1. 1 pie crust for 9.5 inch pan, refrigerated – I use Pillsbury crusts. Make your own if you want, I don’t care. Personally, I want to bake pies, not pie crusts, so the pre-made ones work just fine for me.
1. 3 cups rhubarb stalks, sliced into 1/2 inch pieces – get fresh if you can, but I have used frozen. If you use frozen, you’ll have to adjust your cooking time to account for the cold.
2. 3/4 cups granulated sugar
3. 1 1/2 tbls fresh lemon juice – don’t use bottled stuff. Just don’t.
4. grated zest of one lemon
5. 4 cups hulled and halved fresh strawberries – quarter them if they’re massive and don’t eat them while you’re working lest you run out.
6. 1/4 cup quick cooking tapioca
Cornmeal crumb topping
1. 3/4 cup all purpose flour
2. 1/4 cup fine yellow cornmeal
3. 2/3 cup packed light brown sugar
4. 1/2 tsp cinnamon
5. 1/4 tsp salt
6. 1/2 cup cold, unsalted butter, cut into 1/2 inch pieces
1. Preheat the oven to 400 and organize the racks so that you have a rack dead center.
2. Tuck the pie crust into a 9.5 inch pan and form the edge into an upstanding ridge. Place the crust in the freezer for 15 minutes.
3. While the crust is getting its freeze on, combine the rhubarb, sugar, lemon juice and lemon zest in a large bowl, mixing well. Let it sit for 10 minutes.
4. Once the ten minutes are up, add the strawberries and tapioca to the bowl and mix well. Once mixed, pour everything into the chilled pie crust and smooth the surface with your hands.
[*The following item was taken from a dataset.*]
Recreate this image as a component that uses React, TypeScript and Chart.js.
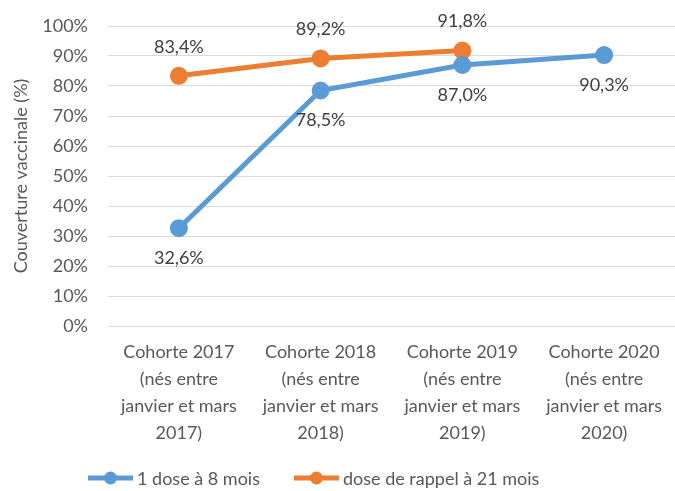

Move the fruit around as you need to.
5. Place the pie in the oven, on the center rack, noting which side is facing the back and bake the pie for 30 minutes.
6. While the pie is baking, mix all of the dry crumb ingredients (everything but the butter) in a food processor and pulse until everything is well mixed. Sprinkle the butter pieces atop the dry mix and pulse until the mixture looks like fine crumbs. Empty the whole thing into a bowl and make bigger crumbs with your fingers. Place the crumbs in the refrigerator until you need them.
7. Once the pie has baked for 30 minutes, remove it from the oven and lower the temperature to 375.
8. Carefully place the crumbs all over the top of the pie, pressing down gently with your hands and tucking the crumbs into all of the gaps made by the fruit. Put the pie back in the oven, this time turning around so the part that faced the back of the oven before now faces the front. During this next part the pie is going to get mad bubbly so either put some aluminum foil at the bottom of the oven or place a cookie sheet on a rack under the pie. Continue to bake until the juices bubble, 30 – 40 minutes. Keep an eye on the pie for the last ten minutes and if the crumbs start to get too dark, place a tented piece of foil over the top of the pie.
9. Remove the pie, place on a wire rack and let cool at least an hour before serving.
This pie is so awesome it needs no further dressing up. In fact, if you put whipped cream or whatever on this pie I will find you and confiscate the pie from your home. You’ve been warned!